Equipment Simulation

Equipment Simulation

We contribute to the development of next-generation high-temperature equipment by numerical modeling of the heat and mass transport phenomena during processing. Our main focus is on crystal growth and epitaxy equipment for a variety of materials (Si, Ge, SiC, GaN, AlN, III-V, II-VI, halides, oxides).

Specific expertise is available for modeling heat and mass transport processes for the Czochralski and directional solidification of silicon, the Vertical Gradient Freeze method of compound semiconductors and halides, and the epitaxial growth of wide band semiconductors. The application of our numerical models covers also the tailored thermal treatment of semiconductor wafers and the enhancement of deposition rates in CVD applications.

Using our numerical models we provide solutions for furnace modifications in order to optimize our customers’ process equipment and we give valuable new insights into our customers’ processes, especially for parameters that are hardly accessible via measuring techniques like species concentrations in CVD reactors or the convection pattern in semiconductor melts.

 

Services

  • thermal simulations (conduction, convection, radiation)
  • fluid flow (gases, melt, including magnetohydrodynamics)
  • simulation of electromagnetic fields
  • simulation of species transport including chemical reactions

Application Areas

  • crystal growth (melt, solution, vapor)
  • epitaxy, thin film deposition
  • semiconductor technology (annealing, cleaning, ...)
  • laser machining

Softwaredownloads

We offer R&D consulting as well as the development of numerical models tailored to the customers’ need.

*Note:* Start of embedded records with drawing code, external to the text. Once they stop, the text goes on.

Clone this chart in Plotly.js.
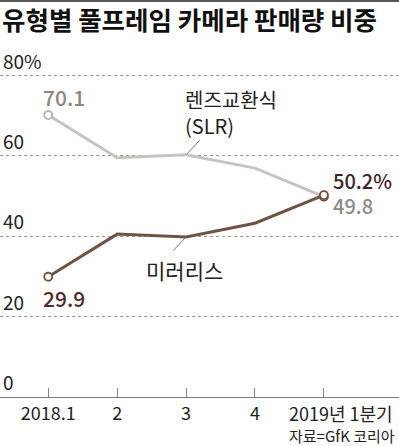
<!DOCTYPE html>
<html>
<head>
<meta charset="utf-8">
<script src="https://cdn.plot.ly/plotly-3.0.1.min.js"></script>
<style>
  html, body { margin: 0; padding: 0; background: #fff; }
  #wrap { position: relative; width: 399px; height: 446px; }
  #topbar { position: absolute; left: 0; top: 0; width: 399px; height: 2px; background: #5a5a5a; z-index: 5; }
  #chart { width: 399px; height: 446px; }
</style>
</head>
<body>
<div id="wrap"><div id="topbar"></div><div id="chart"></div></div>
<script>
// ---- data ----
const categories = ["2018.1", "2", "3", "4", "2019년 1분기"];
const tickLabels = ["2018.1", "2", "3", "4", ""];
const slrValues = [70.1, 59.5, 60.2, 56.9, 49.8];
const mirrorlessValues = [29.9, 40.5, 39.8, 43.2, 50.2];
const yTickValues = [0, 20, 40, 60, 80];
const yTickLabels = ["0", "20", "40", "60", "80%"];
const titleText = "유형별 풀프레임 카메라 판매량 비중";
const sourceText = "자료=GfK 코리아";
const slrName = "렌즈교환식";
const slrSub = "(SLR)";
const mirrorlessName = "미러리스";

// ---- style ----
const FONT = "'Noto Sans CJK KR', 'Noto Sans', sans-serif";
const slrColor = "#c9c2be";
const mlColor = "#6f5446";
const last = categories.length - 1;

const traces = [
  { x: categories, y: slrValues, type: "scatter", mode: "lines",
    line: { color: slrColor, width: 3 }, hoverinfo: "skip", cliponaxis: false },
  { x: categories, y: mirrorlessValues, type: "scatter", mode: "lines",
    line: { color: mlColor, width: 3 }, hoverinfo: "skip", cliponaxis: false },
  { x: [categories[0]], y: [slrValues[0]], type: "scatter", mode: "markers",
    marker: { symbol: "circle", size: 8, color: "#fff", line: { color: "#b5ada8", width: 1.8 } },
    cliponaxis: false, hoverinfo: "skip" },
  { x: [categories[last], categories[0]], y: [slrValues[last], mirrorlessValues[0]], type: "scatter", mode: "markers",
    marker: { symbol: "circle", size: 8, color: "#fff", line: { color: mlColor, width: 1.8 } },
    cliponaxis: false, hoverinfo: "skip" },
  { x: [categories[last]], y: [mirrorlessValues[last]], type: "scatter", mode: "markers",
    marker: { symbol: "circle", size: 8, color: "#fff", line: { color: mlColor, width: 1.8 } },
    cliponaxis: false, hoverinfo: "skip" }
];

const annotations = [
  // data value labels (x given as category index)
  { x: 0, y: slrValues[0], xref: "x", yref: "y", text: slrValues[0].toFixed(1),
    showarrow: false, xanchor: "left", yanchor: "middle", xshift: -7, yshift: 18,
    font: { family: FONT, size: 21, color: "#8e8682", weight: 500 } },
  { x: 0, y: mirrorlessValues[0], xref: "x", yref: "y", text: mirrorlessValues[0].toFixed(1),
    showarrow: false, xanchor: "left", yanchor: "middle", xshift: -7, yshift: -21,
    font: { family: FONT, size: 21, color: "#4f2b2d", weight: 500 } },
  { x: last, y: mirrorlessValues[last], xref: "x", yref: "y", text: mirrorlessValues[last].toFixed(1) + "%",
    showarrow: false, xanchor: "left", yanchor: "middle", xshift: 7, yshift: 15,
    font: { family: FONT, size: 20, color: "#3e2427", weight: 500 } },
  { x: last, y: slrValues[last], xref: "x", yref: "y", text: slrValues[last].toFixed(1),
    showarrow: false, xanchor: "left", yanchor: "middle", xshift: 7, yshift: -9,
    font: { family: FONT, size: 20, color: "#918a86", weight: 500 } },
  // series name labels
  { x: 2, y: slrValues[2], xref: "x", yref: "y", text: slrName + "<br>" + slrSub, showarrow: false,
    xanchor: "left", yanchor: "middle", align: "left", xshift: -3, yshift: 42,
    font: { family: FONT, size: 20, color: "#222" } },
  { x: 2, y: mirrorlessValues[2], xref: "x", yref: "y", text: mirrorlessName, showarrow: false,
    xanchor: "left", yanchor: "middle", xshift: -42, yshift: -33,
    font: { family: FONT, size: 21, color: "#222" } },
  // leader lines
  { x: 2, y: slrValues[2], xref: "x", yref: "y", text: "", showarrow: true, arrowhead: 0,
    arrowwidth: 1, arrowcolor: "#777", ax: 15, ay: -16, standoff: 1 },
  { x: 2, y: mirrorlessValues[2], xref: "x", yref: "y", text: "", showarrow: true, arrowhead: 0,
    arrowwidth: 1, arrowcolor: "#777", ax: -14, ay: 15, standoff: 1 },
  // last x tick label
  { x: last, y: 0, xref: "x", yref: "paper", text: categories[last], showarrow: false,
    xanchor: "center", yanchor: "middle", xshift: 17, yshift: -16,
    font: { family: FONT, size: 18, color: "#222" } },
  // source
  { x: 1, y: 0, xref: "paper", yref: "paper", text: sourceText, showarrow: false,
    xanchor: "right", yanchor: "middle", xshift: -2, yshift: -38,
    font: { family: FONT, size: 15, color: "#222" } }
];

const layout = {
  width: 399, height: 446,
  margin: { l: 0, r: 0, t: 35, b: 49, pad: 0 },
  paper_bgcolor: "rgba(0,0,0,0)", plot_bgcolor: "rgba(0,0,0,0)",
  showlegend: false,
  title: { text: titleText, x: 0.005, xanchor: "left", xref: "container",
           y: 1 - 21 / 446, yref: "container", yanchor: "middle",
           font: { family: FONT, size: 25.5, color: "#111", weight: 700 } },
  xaxis: {
    type: "category", categoryorder: "array", categoryarray: categories,
    range: [-0.7, 5.09], tickvals: categories, ticktext: tickLabels,
    showline: true, linecolor: "#777", linewidth: 1,
    ticks: "inside", ticklen: 9, tickcolor: "#888", tickwidth: 1,
    showgrid: false, zeroline: false, fixedrange: true,
    tickfont: { family: FONT, size: 18, color: "#222" }
  },
  yaxis: {
    range: [0, 90], tickvals: yTickValues, ticktext: yTickLabels,
    ticklabelposition: "inside top", ticks: "",
    showgrid: true, gridcolor: "#999", griddash: "dot", gridwidth: 1,
    zeroline: false, showline: false, fixedrange: true,
    tickfont: { family: FONT, size: 19, color: "#222" }
  },
  annotations: annotations
};

Plotly.newPlot("chart", traces, layout, { staticPlot: true, displayModeBar: false });
</script>
</body>
</html>
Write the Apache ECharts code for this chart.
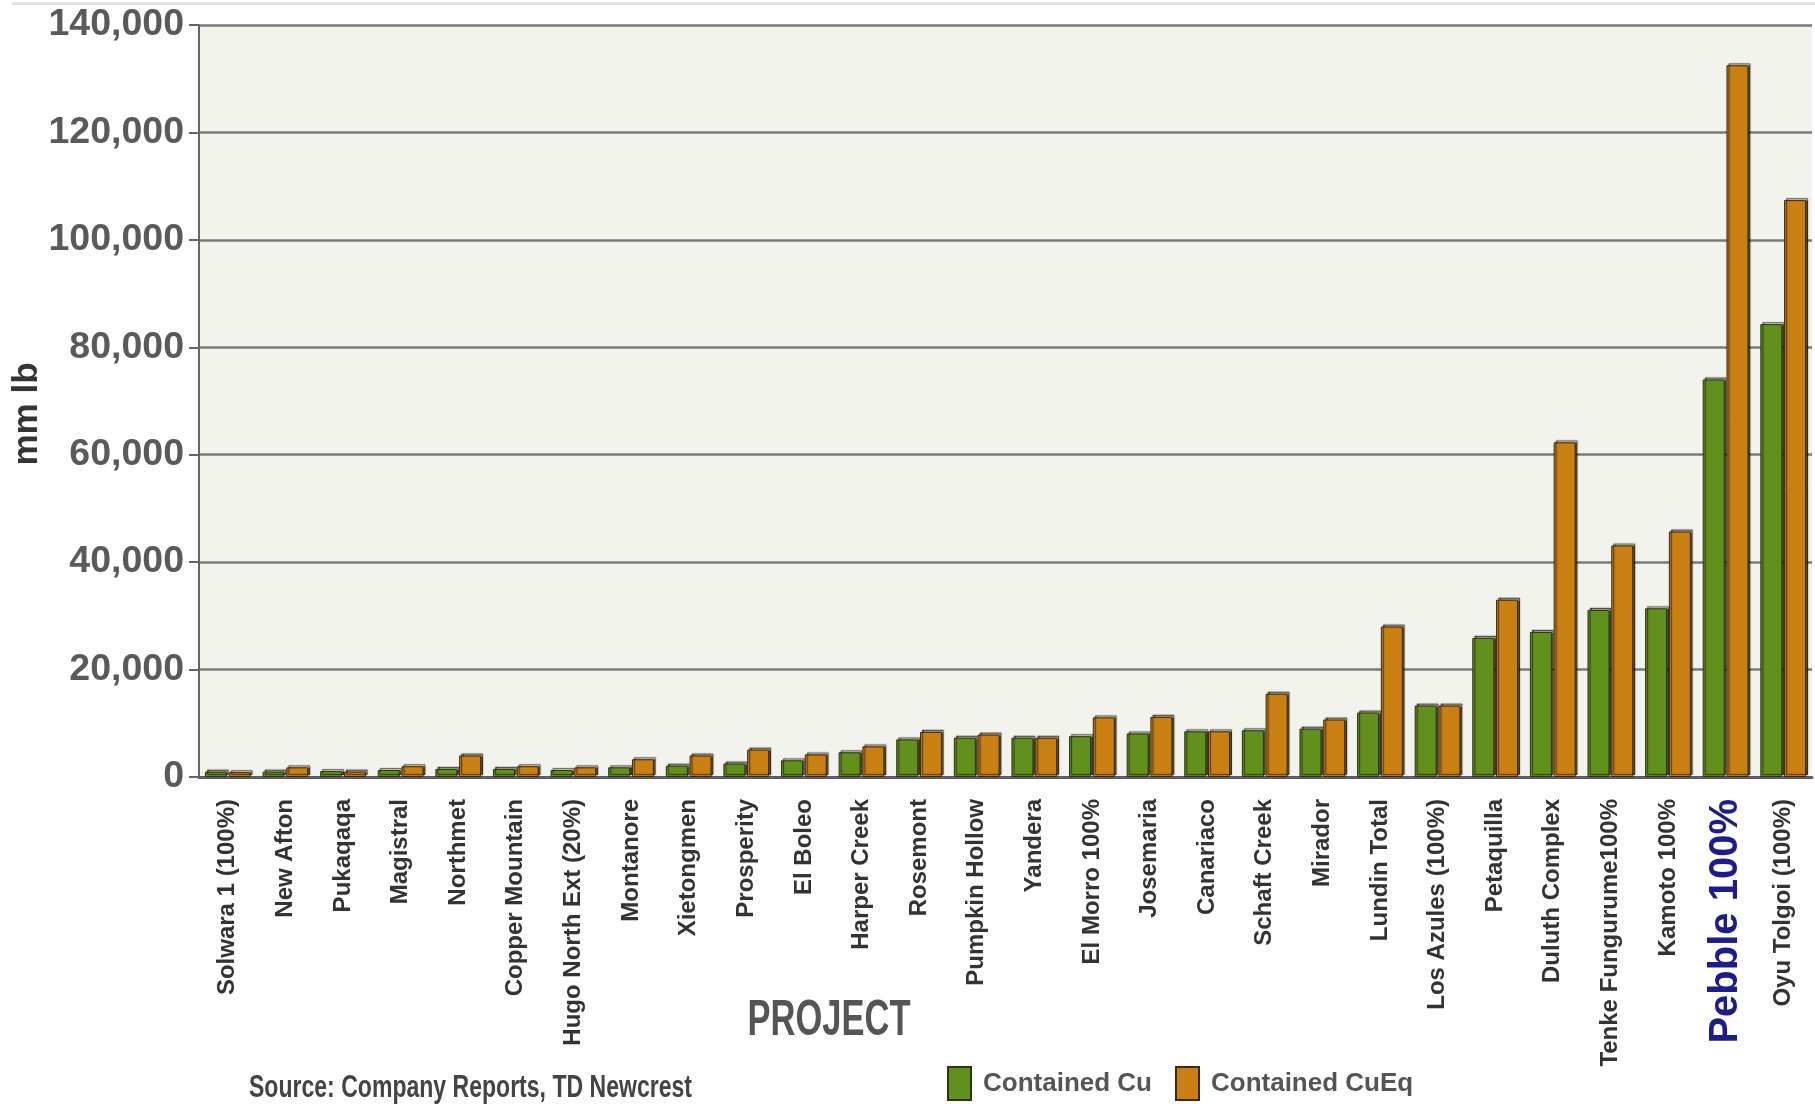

For this task, we use tailored software tools such as CrysMAS, OpenFOAM and Ansys Products as well as our own high-performance computing cluster.

Besides our profound knowledge in the application of numerical models we have a strong expertise in the development of scientific software. This expertise includes tailoring existing Ansys models and the development of OpenFOAM models to solve complex three-dimensional heat and mass transfer problems.